PROBLEM STATEMENT :: Please transcribe the data below exactly. Leave the pictures out.

* Begin MATERIAL PROVIDED *

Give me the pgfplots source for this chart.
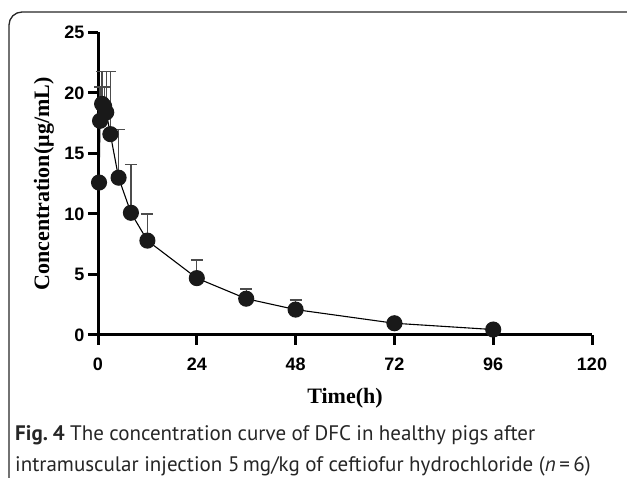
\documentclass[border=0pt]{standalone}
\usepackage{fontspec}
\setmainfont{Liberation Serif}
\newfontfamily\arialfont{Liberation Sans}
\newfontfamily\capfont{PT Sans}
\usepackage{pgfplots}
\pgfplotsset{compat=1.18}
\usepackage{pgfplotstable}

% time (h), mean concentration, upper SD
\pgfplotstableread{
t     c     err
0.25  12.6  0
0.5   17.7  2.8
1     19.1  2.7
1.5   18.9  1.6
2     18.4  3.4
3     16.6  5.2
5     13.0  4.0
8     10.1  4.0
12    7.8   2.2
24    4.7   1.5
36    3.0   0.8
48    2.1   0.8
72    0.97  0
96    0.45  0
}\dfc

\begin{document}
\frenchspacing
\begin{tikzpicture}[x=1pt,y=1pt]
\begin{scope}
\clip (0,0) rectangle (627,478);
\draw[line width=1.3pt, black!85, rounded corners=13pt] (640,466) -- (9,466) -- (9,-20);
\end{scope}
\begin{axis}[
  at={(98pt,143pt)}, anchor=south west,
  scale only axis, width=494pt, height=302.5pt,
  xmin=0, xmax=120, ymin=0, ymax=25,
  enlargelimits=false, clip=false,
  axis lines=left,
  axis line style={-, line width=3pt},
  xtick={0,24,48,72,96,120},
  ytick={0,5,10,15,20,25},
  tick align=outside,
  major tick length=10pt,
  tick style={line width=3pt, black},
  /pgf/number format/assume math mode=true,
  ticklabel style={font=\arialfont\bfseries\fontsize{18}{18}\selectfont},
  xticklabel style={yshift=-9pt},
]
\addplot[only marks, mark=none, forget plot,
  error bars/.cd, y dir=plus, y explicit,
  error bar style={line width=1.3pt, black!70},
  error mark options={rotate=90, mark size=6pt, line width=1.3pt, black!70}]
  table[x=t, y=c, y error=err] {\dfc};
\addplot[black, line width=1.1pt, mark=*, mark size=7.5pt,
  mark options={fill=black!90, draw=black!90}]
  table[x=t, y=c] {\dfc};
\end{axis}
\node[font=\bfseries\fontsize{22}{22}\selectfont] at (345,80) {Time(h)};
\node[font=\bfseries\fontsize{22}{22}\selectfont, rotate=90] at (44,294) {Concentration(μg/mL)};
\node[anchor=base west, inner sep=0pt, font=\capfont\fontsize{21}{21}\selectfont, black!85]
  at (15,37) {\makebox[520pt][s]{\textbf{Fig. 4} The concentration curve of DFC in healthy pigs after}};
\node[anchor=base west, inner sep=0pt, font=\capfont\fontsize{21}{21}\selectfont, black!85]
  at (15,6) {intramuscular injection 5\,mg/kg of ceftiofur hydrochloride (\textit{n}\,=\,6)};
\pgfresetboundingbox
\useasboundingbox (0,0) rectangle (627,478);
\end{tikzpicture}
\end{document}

* End MATERIAL PROVIDED *

OUTPUT FOR THIS EXERCISE ::
Give me the pgfplots source for this chart.
\documentclass[border=0pt]{standalone}
\usepackage{fontspec}
\setmainfont{Liberation Serif}
\newfontfamily\arialfont{Liberation Sans}
\newfontfamily\capfont{PT Sans}
\usepackage{pgfplots}
\pgfplotsset{compat=1.18}
\usepackage{pgfplotstable}

% time (h), mean concentration, upper SD
\pgfplotstableread{
t     c     err
0.25  12.6  0
0.5   17.7  2.8
1     19.1  2.7
1.5   18.9  1.6
2     18.4  3.4
3     16.6  5.2
5     13.0  4.0
8     10.1  4.0
12    7.8   2.2
24    4.7   1.5
36    3.0   0.8
48    2.1   0.8
72    0.97  0
96    0.45  0
}\dfc

\begin{document}
\frenchspacing
\begin{tikzpicture}[x=1pt,y=1pt]
\begin{scope}
\clip (0,0) rectangle (627,478);
\draw[line width=1.3pt, black!85, rounded corners=13pt] (640,466) -- (9,466) -- (9,-20);
\end{scope}
\begin{axis}[
  at={(98pt,143pt)}, anchor=south west,
  scale only axis, width=494pt, height=302.5pt,
  xmin=0, xmax=120, ymin=0, ymax=25,
  enlargelimits=false, clip=false,
  axis lines=left,
  axis line style={-, line width=3pt},
  xtick={0,24,48,72,96,120},
  ytick={0,5,10,15,20,25},
  tick align=outside,
  major tick length=10pt,
  tick style={line width=3pt, black},
  /pgf/number format/assume math mode=true,
  ticklabel style={font=\arialfont\bfseries\fontsize{18}{18}\selectfont},
  xticklabel style={yshift=-9pt},
]
\addplot[only marks, mark=none, forget plot,
  error bars/.cd, y dir=plus, y explicit,
  error bar style={line width=1.3pt, black!70},
  error mark options={rotate=90, mark size=6pt, line width=1.3pt, black!70}]
  table[x=t, y=c, y error=err] {\dfc};
\addplot[black, line width=1.1pt, mark=*, mark size=7.5pt,
  mark options={fill=black!90, draw=black!90}]
  table[x=t, y=c] {\dfc};
\end{axis}
\node[font=\bfseries\fontsize{22}{22}\selectfont] at (345,80) {Time(h)};
\node[font=\bfseries\fontsize{22}{22}\selectfont, rotate=90] at (44,294) {Concentration(μg/mL)};
\node[anchor=base west, inner sep=0pt, font=\capfont\fontsize{21}{21}\selectfont, black!85]
  at (15,37) {\makebox[520pt][s]{\textbf{Fig. 4} The concentration curve of DFC in healthy pigs after}};
\node[anchor=base west, inner sep=0pt, font=\capfont\fontsize{21}{21}\selectfont, black!85]
  at (15,6) {intramuscular injection 5\,mg/kg of ceftiofur hydrochloride (\textit{n}\,=\,6)};
\pgfresetboundingbox
\useasboundingbox (0,0) rectangle (627,478);
\end{tikzpicture}
\end{document}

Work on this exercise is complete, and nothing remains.